↓

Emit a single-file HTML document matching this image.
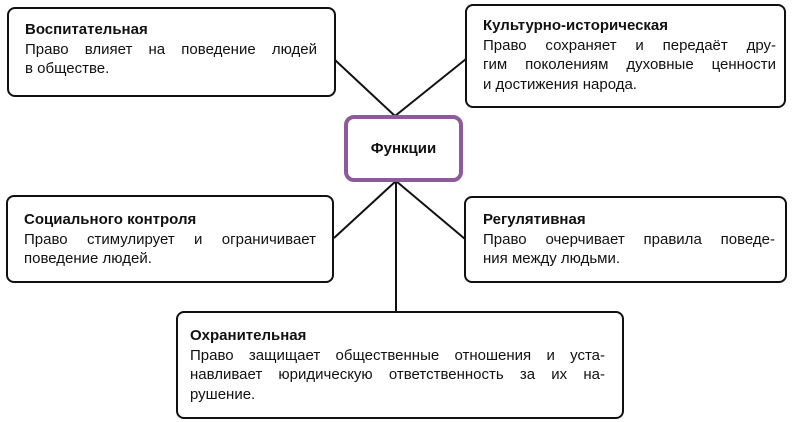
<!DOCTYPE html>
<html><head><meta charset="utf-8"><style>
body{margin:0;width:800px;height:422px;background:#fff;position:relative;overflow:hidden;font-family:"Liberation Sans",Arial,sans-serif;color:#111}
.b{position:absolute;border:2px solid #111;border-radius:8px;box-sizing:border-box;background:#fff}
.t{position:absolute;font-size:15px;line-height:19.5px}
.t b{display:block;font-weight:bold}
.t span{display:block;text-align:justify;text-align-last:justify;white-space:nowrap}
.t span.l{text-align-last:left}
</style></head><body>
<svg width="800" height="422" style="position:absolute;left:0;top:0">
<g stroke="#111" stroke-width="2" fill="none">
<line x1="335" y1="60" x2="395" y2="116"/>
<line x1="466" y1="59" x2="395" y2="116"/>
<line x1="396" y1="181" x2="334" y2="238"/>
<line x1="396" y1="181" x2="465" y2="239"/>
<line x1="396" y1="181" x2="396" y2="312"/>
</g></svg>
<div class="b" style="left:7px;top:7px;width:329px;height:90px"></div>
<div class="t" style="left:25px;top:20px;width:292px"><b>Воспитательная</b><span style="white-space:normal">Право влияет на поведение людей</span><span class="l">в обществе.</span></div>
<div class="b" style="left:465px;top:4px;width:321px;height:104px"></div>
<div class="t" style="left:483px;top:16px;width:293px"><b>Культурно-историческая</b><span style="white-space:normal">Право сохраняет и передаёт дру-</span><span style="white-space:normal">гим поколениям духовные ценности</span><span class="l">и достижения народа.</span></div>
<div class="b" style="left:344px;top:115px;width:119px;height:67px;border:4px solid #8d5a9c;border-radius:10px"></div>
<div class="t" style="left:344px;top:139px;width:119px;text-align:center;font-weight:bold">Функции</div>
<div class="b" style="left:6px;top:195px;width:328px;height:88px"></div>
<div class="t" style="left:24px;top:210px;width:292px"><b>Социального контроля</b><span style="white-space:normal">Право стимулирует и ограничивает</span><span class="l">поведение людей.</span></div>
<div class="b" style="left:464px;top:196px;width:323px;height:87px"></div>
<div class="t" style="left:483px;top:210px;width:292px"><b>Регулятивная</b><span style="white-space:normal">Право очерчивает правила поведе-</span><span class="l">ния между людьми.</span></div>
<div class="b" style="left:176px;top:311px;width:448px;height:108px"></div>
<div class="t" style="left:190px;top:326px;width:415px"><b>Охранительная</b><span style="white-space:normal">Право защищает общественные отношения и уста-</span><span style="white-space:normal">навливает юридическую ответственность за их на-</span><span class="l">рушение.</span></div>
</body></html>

↑

WHAT THE EXERCISE ASKS -
Write out the full set of lines verbatim, without the pictures.

RESULT OF THE TASK -
Emit a single-file HTML document matching this image.
<!DOCTYPE html>
<html><head><meta charset="utf-8"><style>
body{margin:0;width:800px;height:422px;background:#fff;position:relative;overflow:hidden;font-family:"Liberation Sans",Arial,sans-serif;color:#111}
.b{position:absolute;border:2px solid #111;border-radius:8px;box-sizing:border-box;background:#fff}
.t{position:absolute;font-size:15px;line-height:19.5px}
.t b{display:block;font-weight:bold}
.t span{display:block;text-align:justify;text-align-last:justify;white-space:nowrap}
.t span.l{text-align-last:left}
</style></head><body>
<svg width="800" height="422" style="position:absolute;left:0;top:0">
<g stroke="#111" stroke-width="2" fill="none">
<line x1="335" y1="60" x2="395" y2="116"/>
<line x1="466" y1="59" x2="395" y2="116"/>
<line x1="396" y1="181" x2="334" y2="238"/>
<line x1="396" y1="181" x2="465" y2="239"/>
<line x1="396" y1="181" x2="396" y2="312"/>
</g></svg>
<div class="b" style="left:7px;top:7px;width:329px;height:90px"></div>
<div class="t" style="left:25px;top:20px;width:292px"><b>Воспитательная</b><span style="white-space:normal">Право влияет на поведение людей</span><span class="l">в обществе.</span></div>
<div class="b" style="left:465px;top:4px;width:321px;height:104px"></div>
<div class="t" style="left:483px;top:16px;width:293px"><b>Культурно-историческая</b><span style="white-space:normal">Право сохраняет и передаёт дру-</span><span style="white-space:normal">гим поколениям духовные ценности</span><span class="l">и достижения народа.</span></div>
<div class="b" style="left:344px;top:115px;width:119px;height:67px;border:4px solid #8d5a9c;border-radius:10px"></div>
<div class="t" style="left:344px;top:139px;width:119px;text-align:center;font-weight:bold">Функции</div>
<div class="b" style="left:6px;top:195px;width:328px;height:88px"></div>
<div class="t" style="left:24px;top:210px;width:292px"><b>Социального контроля</b><span style="white-space:normal">Право стимулирует и ограничивает</span><span class="l">поведение людей.</span></div>
<div class="b" style="left:464px;top:196px;width:323px;height:87px"></div>
<div class="t" style="left:483px;top:210px;width:292px"><b>Регулятивная</b><span style="white-space:normal">Право очерчивает правила поведе-</span><span class="l">ния между людьми.</span></div>
<div class="b" style="left:176px;top:311px;width:448px;height:108px"></div>
<div class="t" style="left:190px;top:326px;width:415px"><b>Охранительная</b><span style="white-space:normal">Право защищает общественные отношения и уста-</span><span style="white-space:normal">навливает юридическую ответственность за их на-</span><span class="l">рушение.</span></div>
</body></html>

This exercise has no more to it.